Article 2 : L'Etat versera la somme de 1 500 euros à M. et Mme A...au titre des dispositions de l'article L. 761-1 du code de justice administrative.
Article 3 : Le jugement du tribunal administratif de Nantes du 19 novembre 2015 est réformé en ce qu'il a de contraire au présent arrêt.
Article 4 : Le présent arrêt sera notifié à M. et Mme D... et Lahouaria A...et au ministre de l'intérieur.

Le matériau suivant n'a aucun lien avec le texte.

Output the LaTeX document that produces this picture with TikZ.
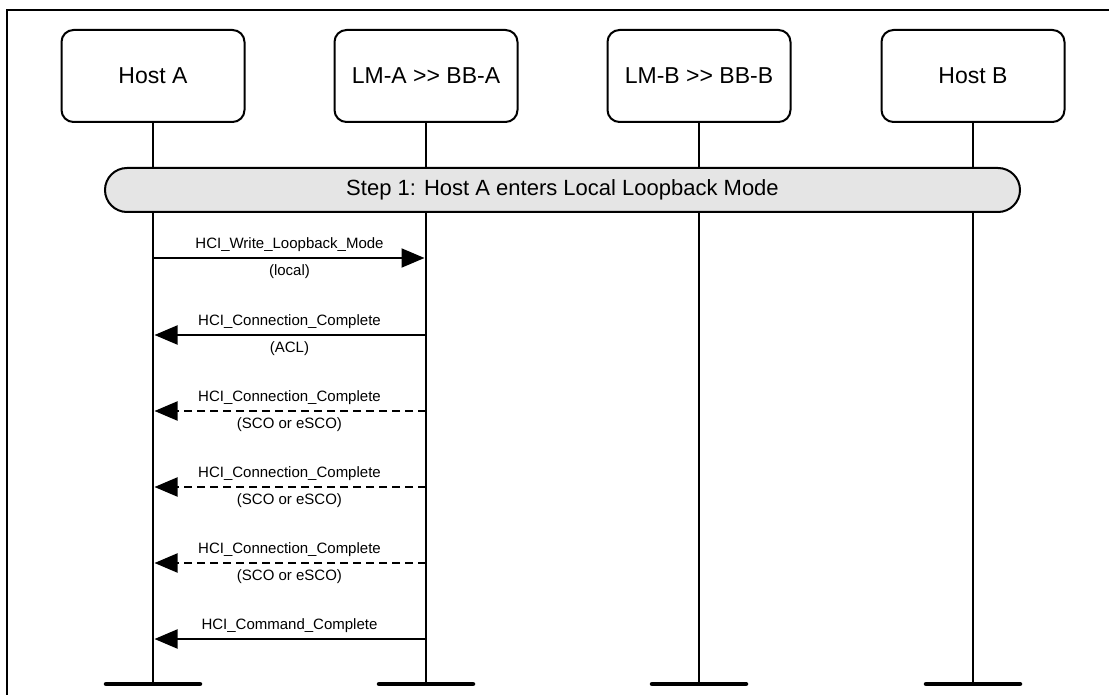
\documentclass[tikz,border=0pt]{standalone}
\usepackage{fontspec}
\setmainfont{Liberation Sans}[Ligatures=NoCommon]
\usetikzlibrary{arrows.meta}
\begin{document}
\begin{tikzpicture}[x=1pt,y=-1pt,
  entity/.style={draw, line width=2pt, rounded corners=12pt, minimum width=183pt, minimum height=92pt, font=\fontsize{23}{26}\selectfont, inner sep=0pt},
  life/.style={line width=2pt},
  endbar/.style={line width=4.5pt, line cap=round},
  msg/.style={line width=2pt, -{Triangle[length=23pt,width=19pt]}, shorten >=1.5pt},
  dmsg/.style={msg, dash pattern=on 8pt off 5pt},
  lbl/.style={font=\fontsize{15}{17}\selectfont, inner sep=0pt},
  stepbar/.style={draw, line width=2pt, fill=black!10, rounded corners=22pt, minimum width=915pt, minimum height=44pt, font=\fontsize{22}{25}\selectfont, inner sep=0pt}
]
\useasboundingbox (0,0) rectangle (1109,695);
% frame
\draw[line width=2.5pt] (7,695) -- (7,10) -- (1109,10);
% entities
\node[entity] (hA) at (153,76) {Host A};
\node[entity] (lA) at (426,76) {LM-A {>}{>} BB-A};
\node[entity] (lB) at (699,76) {LM-B {>}{>} BB-B};
\node[entity] (hB) at (973,76) {Host B};
% lifeline ends
\coordinate (ehA) at (153,684);
\coordinate (elA) at (426,684);
\coordinate (elB) at (699,684);
\coordinate (ehB) at (973,684);
\foreach \n in {hA,lA,lB,hB}{
  \draw[life] (\n.south) -- (e\n);
  \draw[endbar] ([xshift=-47pt]e\n) -- ([xshift=47pt]e\n);
}
% step bar
\node[stepbar] (step) at (562.5,190) {Step 1: Host A enters Local Loopback Mode};
% message coordinates
\foreach \i/\y in {1/258,2/335,3/411,4/487,5/563,6/639}{
  \coordinate (a\i) at (153,\y);
  \coordinate (b\i) at (426,\y);
}
\draw[msg] (a1) -- (b1);
\node[lbl] (m1t) at (289.5,245) {HCI\_Write\_Loopback\_Mode};
\node[lbl] (m1b) at (289.5,272) {(local)};
\draw[msg] (b2) -- (a2);
\node[lbl] (m2t) at (289.5,322) {HCI\_Connection\_Complete};
\node[lbl] (m2b) at (289.5,349) {(ACL)};
\draw[dmsg] (b3) -- (a3);
\node[lbl] (m3t) at (289.5,398) {HCI\_Connection\_Complete};
\node[lbl] (m3b) at (289.5,425) {(SCO or eSCO)};
\draw[dmsg] (b4) -- (a4);
\node[lbl] (m4t) at (289.5,474) {HCI\_Connection\_Complete};
\node[lbl] (m4b) at (289.5,501) {(SCO or eSCO)};
\draw[dmsg] (b5) -- (a5);
\node[lbl] (m5t) at (289.5,550) {HCI\_Connection\_Complete};
\node[lbl] (m5b) at (289.5,577) {(SCO or eSCO)};
\draw[msg] (b6) -- (a6);
\node[lbl] (m6t) at (289.5,626) {HCI\_Command\_Complete};
\end{tikzpicture}
\end{document}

Délibéré après l'audience du 31 mars 2017, où siégeaient :
- M. Lenoir, président de chambre,
- M. Francfort, président-assesseur,
- Mme Massiou, premier conseiller.
Lu en audience publique, le 18 avril 2017.
Le rapporteur,
B. MASSIOULe président,
H. LENOIR
Le greffier,
C. GOY
La République mande et ordonne au ministre de l'intérieur en ce qui le concerne, et à tous huissiers de justice à ce requis en ce qui concerne les voies de droit commun contre les parties privées, de pourvoir à l'exécution de la présente décision.